◆ **Goal of the exercise**: Exactly reproduce all the records, keeping pictures out of the copy.

* Start Material supplied *

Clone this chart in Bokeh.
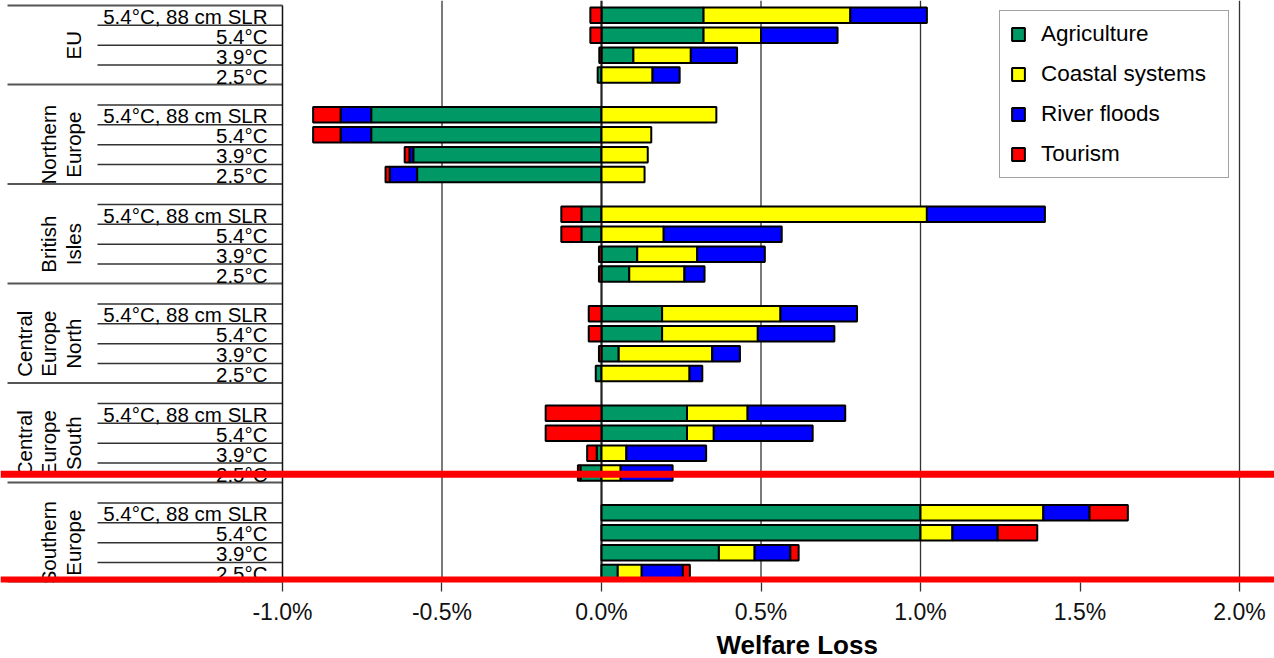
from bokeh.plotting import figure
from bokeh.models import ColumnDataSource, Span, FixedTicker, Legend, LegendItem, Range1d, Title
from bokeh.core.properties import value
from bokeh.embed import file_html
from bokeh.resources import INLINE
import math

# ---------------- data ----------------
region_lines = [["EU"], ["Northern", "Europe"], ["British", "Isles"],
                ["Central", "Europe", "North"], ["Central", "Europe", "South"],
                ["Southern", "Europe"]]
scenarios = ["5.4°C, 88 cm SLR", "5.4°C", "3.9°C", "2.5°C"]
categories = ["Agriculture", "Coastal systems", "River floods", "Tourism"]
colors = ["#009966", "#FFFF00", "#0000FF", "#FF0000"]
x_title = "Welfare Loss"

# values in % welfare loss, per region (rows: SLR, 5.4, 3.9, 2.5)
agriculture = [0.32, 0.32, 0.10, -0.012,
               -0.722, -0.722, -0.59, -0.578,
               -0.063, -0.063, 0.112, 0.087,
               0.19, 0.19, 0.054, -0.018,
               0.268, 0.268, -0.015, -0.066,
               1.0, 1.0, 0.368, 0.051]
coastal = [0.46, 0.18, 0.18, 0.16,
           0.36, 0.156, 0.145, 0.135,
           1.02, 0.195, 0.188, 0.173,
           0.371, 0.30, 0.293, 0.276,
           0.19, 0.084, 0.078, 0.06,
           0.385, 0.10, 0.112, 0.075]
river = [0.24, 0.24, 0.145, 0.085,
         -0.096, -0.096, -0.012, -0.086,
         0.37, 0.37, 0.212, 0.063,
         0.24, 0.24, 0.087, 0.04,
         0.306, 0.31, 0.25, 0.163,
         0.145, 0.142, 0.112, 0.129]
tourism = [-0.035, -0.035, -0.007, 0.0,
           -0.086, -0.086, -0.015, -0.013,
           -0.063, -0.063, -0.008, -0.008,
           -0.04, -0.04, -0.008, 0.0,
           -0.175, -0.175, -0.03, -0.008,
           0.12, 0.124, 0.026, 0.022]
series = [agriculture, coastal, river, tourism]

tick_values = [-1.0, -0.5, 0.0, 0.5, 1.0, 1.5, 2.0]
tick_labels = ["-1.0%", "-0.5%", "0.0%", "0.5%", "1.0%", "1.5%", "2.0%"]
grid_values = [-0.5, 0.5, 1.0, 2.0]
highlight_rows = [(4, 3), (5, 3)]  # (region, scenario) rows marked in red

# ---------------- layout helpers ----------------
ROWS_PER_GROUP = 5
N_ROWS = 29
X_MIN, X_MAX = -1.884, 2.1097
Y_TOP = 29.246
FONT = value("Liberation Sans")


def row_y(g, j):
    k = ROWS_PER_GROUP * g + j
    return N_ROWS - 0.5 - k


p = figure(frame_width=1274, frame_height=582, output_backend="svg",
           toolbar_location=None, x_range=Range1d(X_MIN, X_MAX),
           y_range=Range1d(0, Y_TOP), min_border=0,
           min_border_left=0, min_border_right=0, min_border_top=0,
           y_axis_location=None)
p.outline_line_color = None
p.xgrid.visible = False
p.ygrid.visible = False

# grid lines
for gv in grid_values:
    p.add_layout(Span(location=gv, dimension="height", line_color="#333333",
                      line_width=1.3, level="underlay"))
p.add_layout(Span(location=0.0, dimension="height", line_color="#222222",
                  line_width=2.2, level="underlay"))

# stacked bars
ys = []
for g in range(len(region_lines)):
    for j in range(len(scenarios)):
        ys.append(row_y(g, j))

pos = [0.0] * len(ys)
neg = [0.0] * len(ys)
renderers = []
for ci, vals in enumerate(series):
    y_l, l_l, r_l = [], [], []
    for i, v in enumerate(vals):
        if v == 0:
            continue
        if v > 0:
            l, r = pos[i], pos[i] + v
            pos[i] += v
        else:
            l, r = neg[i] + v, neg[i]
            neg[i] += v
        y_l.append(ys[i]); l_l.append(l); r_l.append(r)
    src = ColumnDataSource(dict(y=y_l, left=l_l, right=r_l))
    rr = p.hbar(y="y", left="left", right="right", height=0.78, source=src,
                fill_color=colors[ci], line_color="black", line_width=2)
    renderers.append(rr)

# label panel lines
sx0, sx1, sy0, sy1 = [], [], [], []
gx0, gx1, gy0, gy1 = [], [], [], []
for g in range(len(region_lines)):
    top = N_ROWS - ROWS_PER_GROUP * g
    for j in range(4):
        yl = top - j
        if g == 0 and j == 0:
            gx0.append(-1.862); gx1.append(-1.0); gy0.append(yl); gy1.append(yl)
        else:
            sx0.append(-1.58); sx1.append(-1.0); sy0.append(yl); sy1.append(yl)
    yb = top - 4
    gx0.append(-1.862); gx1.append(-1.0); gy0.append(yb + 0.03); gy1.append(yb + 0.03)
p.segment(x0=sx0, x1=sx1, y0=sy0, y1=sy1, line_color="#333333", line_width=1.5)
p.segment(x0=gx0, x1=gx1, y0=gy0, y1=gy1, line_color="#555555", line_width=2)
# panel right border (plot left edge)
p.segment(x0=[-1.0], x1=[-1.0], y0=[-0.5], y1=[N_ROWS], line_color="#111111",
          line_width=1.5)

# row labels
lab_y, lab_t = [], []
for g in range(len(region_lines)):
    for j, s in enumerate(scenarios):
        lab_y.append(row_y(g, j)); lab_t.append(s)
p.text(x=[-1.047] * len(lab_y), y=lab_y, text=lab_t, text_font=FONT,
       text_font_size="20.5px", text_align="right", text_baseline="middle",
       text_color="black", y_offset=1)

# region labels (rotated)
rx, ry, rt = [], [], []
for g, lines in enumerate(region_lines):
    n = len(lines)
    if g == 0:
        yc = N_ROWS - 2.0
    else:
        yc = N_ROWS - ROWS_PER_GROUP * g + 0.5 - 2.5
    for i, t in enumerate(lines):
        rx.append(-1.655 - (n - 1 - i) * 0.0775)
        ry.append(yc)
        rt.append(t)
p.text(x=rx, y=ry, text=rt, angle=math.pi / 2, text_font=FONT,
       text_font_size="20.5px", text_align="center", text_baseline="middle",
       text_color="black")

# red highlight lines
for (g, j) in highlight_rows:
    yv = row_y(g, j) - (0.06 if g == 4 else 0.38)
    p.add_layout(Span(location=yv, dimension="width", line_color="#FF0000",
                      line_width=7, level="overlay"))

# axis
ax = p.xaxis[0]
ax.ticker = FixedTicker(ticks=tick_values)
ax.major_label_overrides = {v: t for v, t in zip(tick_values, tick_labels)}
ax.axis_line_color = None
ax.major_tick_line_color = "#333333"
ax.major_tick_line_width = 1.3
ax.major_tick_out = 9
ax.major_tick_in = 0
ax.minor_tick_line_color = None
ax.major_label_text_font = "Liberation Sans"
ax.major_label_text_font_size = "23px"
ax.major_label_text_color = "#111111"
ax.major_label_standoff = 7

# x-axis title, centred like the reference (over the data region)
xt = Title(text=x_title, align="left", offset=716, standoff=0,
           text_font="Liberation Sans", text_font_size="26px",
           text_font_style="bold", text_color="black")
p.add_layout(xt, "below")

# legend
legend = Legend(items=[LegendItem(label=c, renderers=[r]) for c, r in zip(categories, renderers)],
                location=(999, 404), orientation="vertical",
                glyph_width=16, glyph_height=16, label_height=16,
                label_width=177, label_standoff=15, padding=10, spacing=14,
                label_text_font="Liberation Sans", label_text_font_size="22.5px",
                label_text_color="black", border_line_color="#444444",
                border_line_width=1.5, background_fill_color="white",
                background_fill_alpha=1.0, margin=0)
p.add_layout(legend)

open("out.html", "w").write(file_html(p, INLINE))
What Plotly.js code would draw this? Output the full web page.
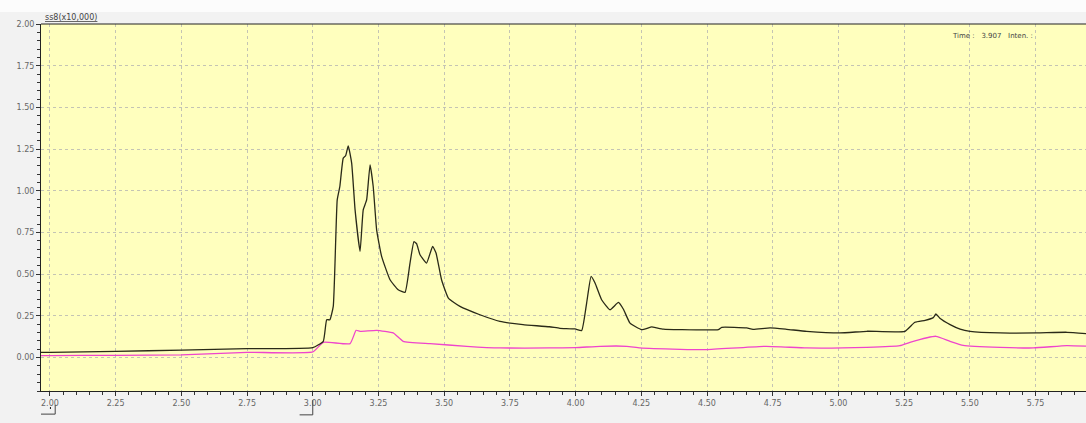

* End Material supplied *

◆ **Correct output**:
Clone this chart in Bokeh.
from bokeh.plotting import figure
from bokeh.models import ColumnDataSource, Span, FixedTicker, Legend, LegendItem, Range1d, Title
from bokeh.core.properties import value
from bokeh.embed import file_html
from bokeh.resources import INLINE
import math

# ---------------- data ----------------
region_lines = [["EU"], ["Northern", "Europe"], ["British", "Isles"],
                ["Central", "Europe", "North"], ["Central", "Europe", "South"],
                ["Southern", "Europe"]]
scenarios = ["5.4°C, 88 cm SLR", "5.4°C", "3.9°C", "2.5°C"]
categories = ["Agriculture", "Coastal systems", "River floods", "Tourism"]
colors = ["#009966", "#FFFF00", "#0000FF", "#FF0000"]
x_title = "Welfare Loss"

# values in % welfare loss, per region (rows: SLR, 5.4, 3.9, 2.5)
agriculture = [0.32, 0.32, 0.10, -0.012,
               -0.722, -0.722, -0.59, -0.578,
               -0.063, -0.063, 0.112, 0.087,
               0.19, 0.19, 0.054, -0.018,
               0.268, 0.268, -0.015, -0.066,
               1.0, 1.0, 0.368, 0.051]
coastal = [0.46, 0.18, 0.18, 0.16,
           0.36, 0.156, 0.145, 0.135,
           1.02, 0.195, 0.188, 0.173,
           0.371, 0.30, 0.293, 0.276,
           0.19, 0.084, 0.078, 0.06,
           0.385, 0.10, 0.112, 0.075]
river = [0.24, 0.24, 0.145, 0.085,
         -0.096, -0.096, -0.012, -0.086,
         0.37, 0.37, 0.212, 0.063,
         0.24, 0.24, 0.087, 0.04,
         0.306, 0.31, 0.25, 0.163,
         0.145, 0.142, 0.112, 0.129]
tourism = [-0.035, -0.035, -0.007, 0.0,
           -0.086, -0.086, -0.015, -0.013,
           -0.063, -0.063, -0.008, -0.008,
           -0.04, -0.04, -0.008, 0.0,
           -0.175, -0.175, -0.03, -0.008,
           0.12, 0.124, 0.026, 0.022]
series = [agriculture, coastal, river, tourism]

tick_values = [-1.0, -0.5, 0.0, 0.5, 1.0, 1.5, 2.0]
tick_labels = ["-1.0%", "-0.5%", "0.0%", "0.5%", "1.0%", "1.5%", "2.0%"]
grid_values = [-0.5, 0.5, 1.0, 2.0]
highlight_rows = [(4, 3), (5, 3)]  # (region, scenario) rows marked in red

# ---------------- layout helpers ----------------
ROWS_PER_GROUP = 5
N_ROWS = 29
X_MIN, X_MAX = -1.884, 2.1097
Y_TOP = 29.246
FONT = value("Liberation Sans")


def row_y(g, j):
    k = ROWS_PER_GROUP * g + j
    return N_ROWS - 0.5 - k


p = figure(frame_width=1274, frame_height=582, output_backend="svg",
           toolbar_location=None, x_range=Range1d(X_MIN, X_MAX),
           y_range=Range1d(0, Y_TOP), min_border=0,
           min_border_left=0, min_border_right=0, min_border_top=0,
           y_axis_location=None)
p.outline_line_color = None
p.xgrid.visible = False
p.ygrid.visible = False

# grid lines
for gv in grid_values:
    p.add_layout(Span(location=gv, dimension="height", line_color="#333333",
                      line_width=1.3, level="underlay"))
p.add_layout(Span(location=0.0, dimension="height", line_color="#222222",
                  line_width=2.2, level="underlay"))

# stacked bars
ys = []
for g in range(len(region_lines)):
    for j in range(len(scenarios)):
        ys.append(row_y(g, j))

pos = [0.0] * len(ys)
neg = [0.0] * len(ys)
renderers = []
for ci, vals in enumerate(series):
    y_l, l_l, r_l = [], [], []
    for i, v in enumerate(vals):
        if v == 0:
            continue
        if v > 0:
            l, r = pos[i], pos[i] + v
            pos[i] += v
        else:
            l, r = neg[i] + v, neg[i]
            neg[i] += v
        y_l.append(ys[i]); l_l.append(l); r_l.append(r)
    src = ColumnDataSource(dict(y=y_l, left=l_l, right=r_l))
    rr = p.hbar(y="y", left="left", right="right", height=0.78, source=src,
                fill_color=colors[ci], line_color="black", line_width=2)
    renderers.append(rr)

# label panel lines
sx0, sx1, sy0, sy1 = [], [], [], []
gx0, gx1, gy0, gy1 = [], [], [], []
for g in range(len(region_lines)):
    top = N_ROWS - ROWS_PER_GROUP * g
    for j in range(4):
        yl = top - j
        if g == 0 and j == 0:
            gx0.append(-1.862); gx1.append(-1.0); gy0.append(yl); gy1.append(yl)
        else:
            sx0.append(-1.58); sx1.append(-1.0); sy0.append(yl); sy1.append(yl)
    yb = top - 4
    gx0.append(-1.862); gx1.append(-1.0); gy0.append(yb + 0.03); gy1.append(yb + 0.03)
p.segment(x0=sx0, x1=sx1, y0=sy0, y1=sy1, line_color="#333333", line_width=1.5)
p.segment(x0=gx0, x1=gx1, y0=gy0, y1=gy1, line_color="#555555", line_width=2)
# panel right border (plot left edge)
p.segment(x0=[-1.0], x1=[-1.0], y0=[-0.5], y1=[N_ROWS], line_color="#111111",
          line_width=1.5)

# row labels
lab_y, lab_t = [], []
for g in range(len(region_lines)):
    for j, s in enumerate(scenarios):
        lab_y.append(row_y(g, j)); lab_t.append(s)
p.text(x=[-1.047] * len(lab_y), y=lab_y, text=lab_t, text_font=FONT,
       text_font_size="20.5px", text_align="right", text_baseline="middle",
       text_color="black", y_offset=1)

# region labels (rotated)
rx, ry, rt = [], [], []
for g, lines in enumerate(region_lines):
    n = len(lines)
    if g == 0:
        yc = N_ROWS - 2.0
    else:
        yc = N_ROWS - ROWS_PER_GROUP * g + 0.5 - 2.5
    for i, t in enumerate(lines):
        rx.append(-1.655 - (n - 1 - i) * 0.0775)
        ry.append(yc)
        rt.append(t)
p.text(x=rx, y=ry, text=rt, angle=math.pi / 2, text_font=FONT,
       text_font_size="20.5px", text_align="center", text_baseline="middle",
       text_color="black")

# red highlight lines
for (g, j) in highlight_rows:
    yv = row_y(g, j) - (0.06 if g == 4 else 0.38)
    p.add_layout(Span(location=yv, dimension="width", line_color="#FF0000",
                      line_width=7, level="overlay"))

# axis
ax = p.xaxis[0]
ax.ticker = FixedTicker(ticks=tick_values)
ax.major_label_overrides = {v: t for v, t in zip(tick_values, tick_labels)}
ax.axis_line_color = None
ax.major_tick_line_color = "#333333"
ax.major_tick_line_width = 1.3
ax.major_tick_out = 9
ax.major_tick_in = 0
ax.minor_tick_line_color = None
ax.major_label_text_font = "Liberation Sans"
ax.major_label_text_font_size = "23px"
ax.major_label_text_color = "#111111"
ax.major_label_standoff = 7

# x-axis title, centred like the reference (over the data region)
xt = Title(text=x_title, align="left", offset=716, standoff=0,
           text_font="Liberation Sans", text_font_size="26px",
           text_font_style="bold", text_color="black")
p.add_layout(xt, "below")

# legend
legend = Legend(items=[LegendItem(label=c, renderers=[r]) for c, r in zip(categories, renderers)],
                location=(999, 404), orientation="vertical",
                glyph_width=16, glyph_height=16, label_height=16,
                label_width=177, label_standoff=15, padding=10, spacing=14,
                label_text_font="Liberation Sans", label_text_font_size="22.5px",
                label_text_color="black", border_line_color="#444444",
                border_line_width=1.5, background_fill_color="white",
                background_fill_alpha=1.0, margin=0)
p.add_layout(legend)

open("out.html", "w").write(file_html(p, INLINE))
What Plotly.js code would draw this? Output the full web page.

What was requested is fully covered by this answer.